→ WRITTEN PROBLEM:
Repeat the listing that follows, character for character, minus the pictures.

→ SUPPLIED DATA:
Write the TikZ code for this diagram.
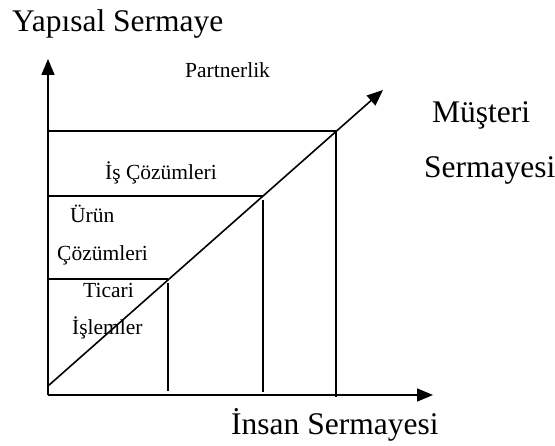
\documentclass[tikz,border=0pt]{standalone}
\usepackage{fontspec}
\setmainfont{Liberation Serif}
\usetikzlibrary{arrows.meta}
\begin{document}
\begin{tikzpicture}[x=1pt,y=-1pt,
  ln/.style={line width=1.6pt,black},
  ax/.style={ln,-{Triangle[length=16pt,width=13pt]}},
  big/.style={inner sep=0pt,anchor=base west,font=\fontsize{31.5}{36}\selectfont},
  small/.style={inner sep=0pt,anchor=base west,font=\fontsize{21.5}{24}\selectfont}]
\useasboundingbox (0,0) rectangle (555,446);
% coordinates
\coordinate (O) at (48,395);
\coordinate (Ytip) at (48,59);
\coordinate (Xtip) at (433,395);
\coordinate (D0) at (48,386);
\coordinate (Dtip) at (383,90);
\coordinate (H1a) at (48,131); \coordinate (H1b) at (336,131);
\coordinate (H2a) at (48,196); \coordinate (H2b) at (263,196);
\coordinate (H3a) at (48,279); \coordinate (H3b) at (168,279);
\coordinate (V1a) at (168,283); \coordinate (V1b) at (168,391);
\coordinate (V2a) at (263,200); \coordinate (V2b) at (263,392);
\coordinate (V3a) at (336,131); \coordinate (V3b) at (336,397);
% axes
\draw[ax] (O) -- (Ytip);
\draw[ax] (O) -- (Xtip);
\draw[ax] (D0) -- (Dtip);
% grid lines
\draw[ln] (H1a) -- (H1b);
\draw[ln] (H2a) -- (H2b);
\draw[ln] (H3a) -- (H3b);
\draw[ln] (V1a) -- (V1b);
\draw[ln] (V2a) -- (V2b);
\draw[ln] (V3a) -- (V3b);
% labels
\node[big] (ys) at (12,32) {Yapısal Sermaye};
\node[small] (pa) at (185,78) {Partnerlik};
\node[big] (mu) at (432,123) {Müşteri};
\node[big] (ms) at (424,178) {Sermayesi};
\node[small] (is) at (105,180) {İş Çözümleri};
\node[small] (ur) at (70,223) {Ürün};
\node[small] (uc) at (57,261) {Çözümleri};
\node[small] (ti) at (83,298) {Ticari};
\node[small] (il) at (72,335) {İşlemler};
\node[big] (in) at (231,435) {İnsan Sermayesi};
\end{tikzpicture}
\end{document}
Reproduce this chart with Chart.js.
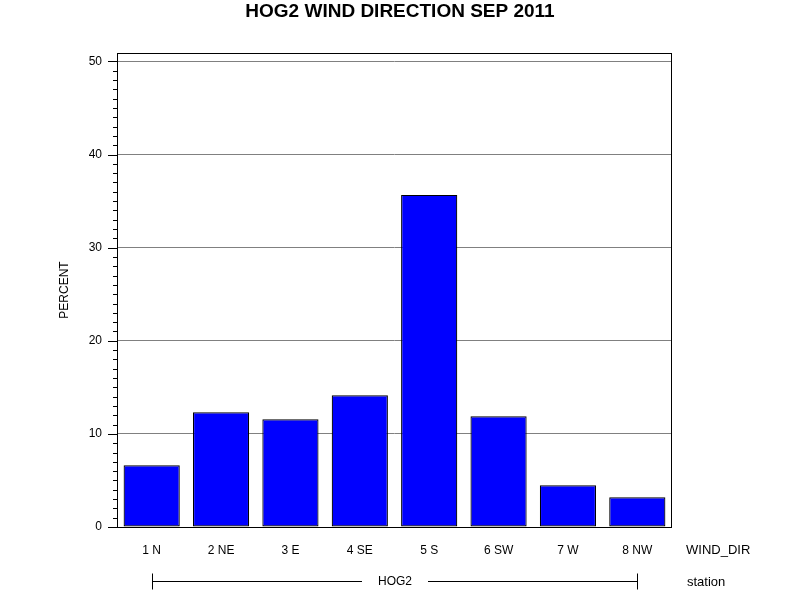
<!DOCTYPE html>
<html>
<head>
<meta charset="utf-8">
<script src="https://cdn.jsdelivr.net/npm/chart.js@4.4.1/dist/chart.umd.min.js"></script>
<style>
  html, body { margin: 0; padding: 0; background: #fff; }
  #wrap { width: 800px; height: 600px; }
</style>
</head>
<body>
<div id="wrap"><canvas id="c" width="800" height="600"></canvas></div>
<script>
const categories = ["1 N", "2 NE", "3 E", "4 SE", "5 S", "6 SW", "7 W", "8 NW"];
const percentValues = [6.63, 12.32, 11.57, 14.15, 35.66, 11.89, 4.48, 3.19];
const yTickMax = 50;
const yAxisTop = 50.9;
const titleText = "HOG2 WIND DIRECTION SEP 2011";
const yTitle = "PERCENT";
const xTitle = "WIND_DIR";
const groupTitle = "station";
const groupLabel = "HOG2";

const FONT = "'Liberation Sans', Arial, sans-serif";

const decor = {
  id: 'decor',
  afterDraw(chart) {
    const ctx = chart.ctx;
    const a = chart.chartArea;
    const x = chart.scales.x, y = chart.scales.y;
    ctx.save();
    ctx.strokeStyle = '#000';
    ctx.lineWidth = 1;
    ctx.strokeRect(Math.round(a.left) + 0.5, Math.round(a.top) + 0.5, Math.round(a.right - a.left) - 1, Math.round(a.bottom - a.top));
    for (let v = 0; v <= yTickMax; v += 1) {
      const py = Math.round(y.getPixelForValue(v)) + 0.5;
      const len = (v % 10 === 0) ? 9 : 4;
      ctx.beginPath();
      ctx.moveTo(a.left - len, py);
      ctx.lineTo(a.left, py);
      ctx.stroke();
    }
    ctx.fillStyle = '#000';
    ctx.font = "bold 19px " + FONT;
    ctx.textAlign = 'center';
    ctx.textBaseline = 'middle';
    ctx.fillText(titleText, 400, 12);
    ctx.font = "12px " + FONT;
    ctx.save();
    ctx.translate(65, (a.top + a.bottom) / 2);
    ctx.rotate(-Math.PI / 2);
    ctx.textAlign = 'center';
    ctx.textBaseline = 'middle';
    ctx.fillText(yTitle, 0, 0);
    ctx.restore();
    ctx.font = "13px " + FONT;
    ctx.textAlign = 'left';
    ctx.textBaseline = 'middle';
    ctx.fillText(xTitle, 686, 550);
    ctx.fillText(groupTitle, 687, 582);
    ctx.font = "12px " + FONT;
    const gx0 = Math.round(x.getPixelForValue(0)) + 0.5;
    const gx1 = Math.round(x.getPixelForValue(categories.length - 1)) + 0.5;
    const gy = 581.5;
    ctx.textAlign = 'center';
    const mid = (gx0 + gx1) / 2;
    const tw = ctx.measureText(groupLabel).width;
    ctx.fillText(groupLabel, mid, 582);
    ctx.beginPath();
    ctx.moveTo(gx0, gy); ctx.lineTo(mid - tw / 2 - 16, gy);
    ctx.moveTo(mid + tw / 2 + 16, gy); ctx.lineTo(gx1, gy);
    ctx.moveTo(gx0, gy - 8); ctx.lineTo(gx0, gy + 8);
    ctx.moveTo(gx1, gy - 8); ctx.lineTo(gx1, gy + 8);
    ctx.stroke();
    ctx.restore();
  }
};

new Chart(document.getElementById('c'), {
  type: 'bar',
  data: {
    labels: categories,
    datasets: [{
      data: percentValues,
      backgroundColor: '#0000ff',
      borderColor: '#000000',
      borderWidth: 1.2,
      borderSkipped: false,
      barPercentage: 0.81,
      categoryPercentage: 1.0
    }]
  },
  options: {
    responsive: false,
    animation: false,
    devicePixelRatio: 1,
    layout: { padding: { top: 53, left: 0, right: 128, bottom: 0 } },
    plugins: { legend: { display: false }, title: { display: false }, tooltip: { enabled: false } },
    scales: {
      x: {
        afterFit(s) { s.height = 73; },
        grid: { display: false, drawTicks: false },
        border: { display: false },
        ticks: { color: '#000', font: { family: FONT, size: 12 }, padding: 16, maxRotation: 0 }
      },
      y: {
        min: 0, max: yAxisTop,
        afterFit(s) { s.width = 117; },
        grid: {
          drawTicks: false,
          color: (c) => (c.tick && c.tick.value % 10 === 0 && c.tick.value !== 0) ? '#808080' : 'rgba(0,0,0,0)',
          lineWidth: 1
        },
        border: { display: false },
        ticks: {
          stepSize: 1,
          includeBounds: false,
          autoSkip: false,
          color: '#000',
          font: { family: FONT, size: 12 },
          padding: 15,
          callback: (v) => (v % 10 === 0 ? String(v) : '')
        }
      }
    }
  },
  plugins: [decor]
});
</script>
</body>
</html>
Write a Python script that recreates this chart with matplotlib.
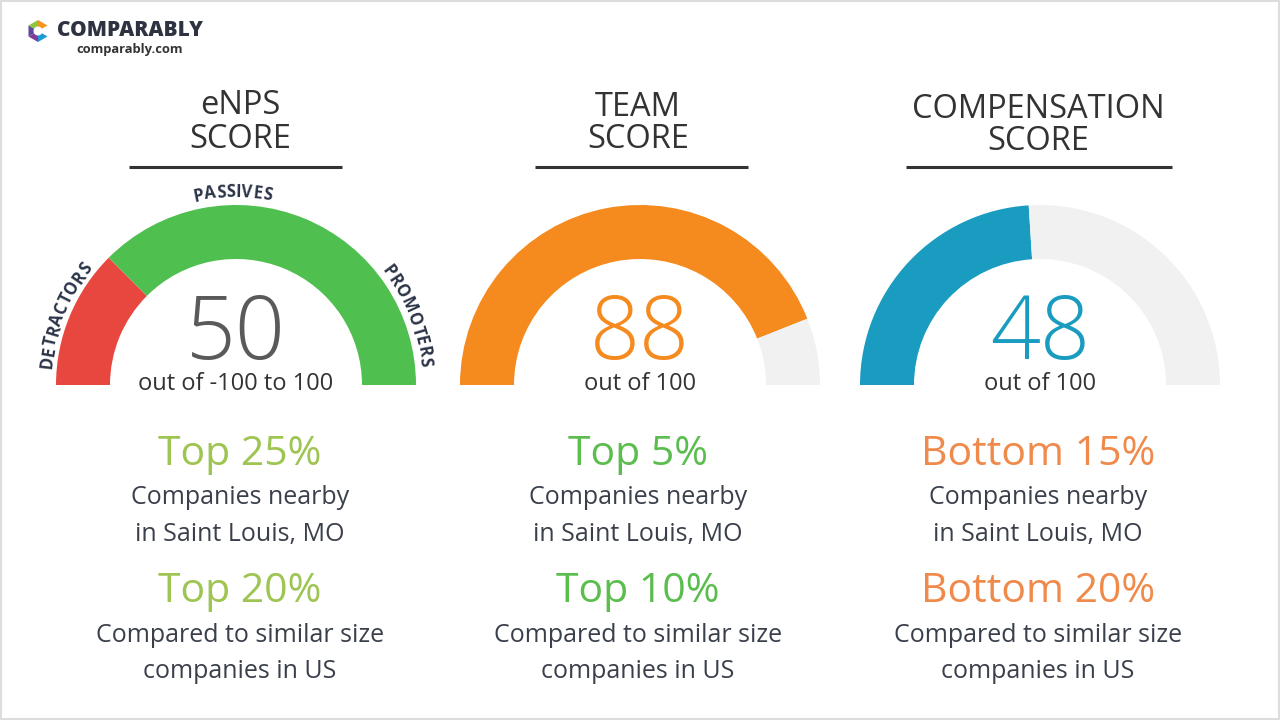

→ EXPECTED ANSWER:
Write the TikZ code for this diagram.
\documentclass[tikz,border=0pt]{standalone}
\usepackage{fontspec}
\setmainfont{Liberation Serif}
\usetikzlibrary{arrows.meta}
\begin{document}
\begin{tikzpicture}[x=1pt,y=-1pt,
  ln/.style={line width=1.6pt,black},
  ax/.style={ln,-{Triangle[length=16pt,width=13pt]}},
  big/.style={inner sep=0pt,anchor=base west,font=\fontsize{31.5}{36}\selectfont},
  small/.style={inner sep=0pt,anchor=base west,font=\fontsize{21.5}{24}\selectfont}]
\useasboundingbox (0,0) rectangle (555,446);
% coordinates
\coordinate (O) at (48,395);
\coordinate (Ytip) at (48,59);
\coordinate (Xtip) at (433,395);
\coordinate (D0) at (48,386);
\coordinate (Dtip) at (383,90);
\coordinate (H1a) at (48,131); \coordinate (H1b) at (336,131);
\coordinate (H2a) at (48,196); \coordinate (H2b) at (263,196);
\coordinate (H3a) at (48,279); \coordinate (H3b) at (168,279);
\coordinate (V1a) at (168,283); \coordinate (V1b) at (168,391);
\coordinate (V2a) at (263,200); \coordinate (V2b) at (263,392);
\coordinate (V3a) at (336,131); \coordinate (V3b) at (336,397);
% axes
\draw[ax] (O) -- (Ytip);
\draw[ax] (O) -- (Xtip);
\draw[ax] (D0) -- (Dtip);
% grid lines
\draw[ln] (H1a) -- (H1b);
\draw[ln] (H2a) -- (H2b);
\draw[ln] (H3a) -- (H3b);
\draw[ln] (V1a) -- (V1b);
\draw[ln] (V2a) -- (V2b);
\draw[ln] (V3a) -- (V3b);
% labels
\node[big] (ys) at (12,32) {Yapısal Sermaye};
\node[small] (pa) at (185,78) {Partnerlik};
\node[big] (mu) at (432,123) {Müşteri};
\node[big] (ms) at (424,178) {Sermayesi};
\node[small] (is) at (105,180) {İş Çözümleri};
\node[small] (ur) at (70,223) {Ürün};
\node[small] (uc) at (57,261) {Çözümleri};
\node[small] (ti) at (83,298) {Ticari};
\node[small] (il) at (72,335) {İşlemler};
\node[big] (in) at (231,435) {İnsan Sermayesi};
\end{tikzpicture}
\end{document}
Reproduce this chart with Chart.js.
<!DOCTYPE html>
<html>
<head>
<meta charset="utf-8">
<script src="https://cdn.jsdelivr.net/npm/chart.js@4.4.1/dist/chart.umd.min.js"></script>
<style>
  html, body { margin: 0; padding: 0; background: #fff; }
  #wrap { width: 800px; height: 600px; }
</style>
</head>
<body>
<div id="wrap"><canvas id="c" width="800" height="600"></canvas></div>
<script>
const categories = ["1 N", "2 NE", "3 E", "4 SE", "5 S", "6 SW", "7 W", "8 NW"];
const percentValues = [6.63, 12.32, 11.57, 14.15, 35.66, 11.89, 4.48, 3.19];
const yTickMax = 50;
const yAxisTop = 50.9;
const titleText = "HOG2 WIND DIRECTION SEP 2011";
const yTitle = "PERCENT";
const xTitle = "WIND_DIR";
const groupTitle = "station";
const groupLabel = "HOG2";

const FONT = "'Liberation Sans', Arial, sans-serif";

const decor = {
  id: 'decor',
  afterDraw(chart) {
    const ctx = chart.ctx;
    const a = chart.chartArea;
    const x = chart.scales.x, y = chart.scales.y;
    ctx.save();
    ctx.strokeStyle = '#000';
    ctx.lineWidth = 1;
    ctx.strokeRect(Math.round(a.left) + 0.5, Math.round(a.top) + 0.5, Math.round(a.right - a.left) - 1, Math.round(a.bottom - a.top));
    for (let v = 0; v <= yTickMax; v += 1) {
      const py = Math.round(y.getPixelForValue(v)) + 0.5;
      const len = (v % 10 === 0) ? 9 : 4;
      ctx.beginPath();
      ctx.moveTo(a.left - len, py);
      ctx.lineTo(a.left, py);
      ctx.stroke();
    }
    ctx.fillStyle = '#000';
    ctx.font = "bold 19px " + FONT;
    ctx.textAlign = 'center';
    ctx.textBaseline = 'middle';
    ctx.fillText(titleText, 400, 12);
    ctx.font = "12px " + FONT;
    ctx.save();
    ctx.translate(65, (a.top + a.bottom) / 2);
    ctx.rotate(-Math.PI / 2);
    ctx.textAlign = 'center';
    ctx.textBaseline = 'middle';
    ctx.fillText(yTitle, 0, 0);
    ctx.restore();
    ctx.font = "13px " + FONT;
    ctx.textAlign = 'left';
    ctx.textBaseline = 'middle';
    ctx.fillText(xTitle, 686, 550);
    ctx.fillText(groupTitle, 687, 582);
    ctx.font = "12px " + FONT;
    const gx0 = Math.round(x.getPixelForValue(0)) + 0.5;
    const gx1 = Math.round(x.getPixelForValue(categories.length - 1)) + 0.5;
    const gy = 581.5;
    ctx.textAlign = 'center';
    const mid = (gx0 + gx1) / 2;
    const tw = ctx.measureText(groupLabel).width;
    ctx.fillText(groupLabel, mid, 582);
    ctx.beginPath();
    ctx.moveTo(gx0, gy); ctx.lineTo(mid - tw / 2 - 16, gy);
    ctx.moveTo(mid + tw / 2 + 16, gy); ctx.lineTo(gx1, gy);
    ctx.moveTo(gx0, gy - 8); ctx.lineTo(gx0, gy + 8);
    ctx.moveTo(gx1, gy - 8); ctx.lineTo(gx1, gy + 8);
    ctx.stroke();
    ctx.restore();
  }
};

new Chart(document.getElementById('c'), {
  type: 'bar',
  data: {
    labels: categories,
    datasets: [{
      data: percentValues,
      backgroundColor: '#0000ff',
      borderColor: '#000000',
      borderWidth: 1.2,
      borderSkipped: false,
      barPercentage: 0.81,
      categoryPercentage: 1.0
    }]
  },
  options: {
    responsive: false,
    animation: false,
    devicePixelRatio: 1,
    layout: { padding: { top: 53, left: 0, right: 128, bottom: 0 } },
    plugins: { legend: { display: false }, title: { display: false }, tooltip: { enabled: false } },
    scales: {
      x: {
        afterFit(s) { s.height = 73; },
        grid: { display: false, drawTicks: false },
        border: { display: false },
        ticks: { color: '#000', font: { family: FONT, size: 12 }, padding: 16, maxRotation: 0 }
      },
      y: {
        min: 0, max: yAxisTop,
        afterFit(s) { s.width = 117; },
        grid: {
          drawTicks: false,
          color: (c) => (c.tick && c.tick.value % 10 === 0 && c.tick.value !== 0) ? '#808080' : 'rgba(0,0,0,0)',
          lineWidth: 1
        },
        border: { display: false },
        ticks: {
          stepSize: 1,
          includeBounds: false,
          autoSkip: false,
          color: '#000',
          font: { family: FONT, size: 12 },
          padding: 15,
          callback: (v) => (v % 10 === 0 ? String(v) : '')
        }
      }
    }
  },
  plugins: [decor]
});
</script>
</body>
</html>
Write a Python script that recreates this chart with matplotlib.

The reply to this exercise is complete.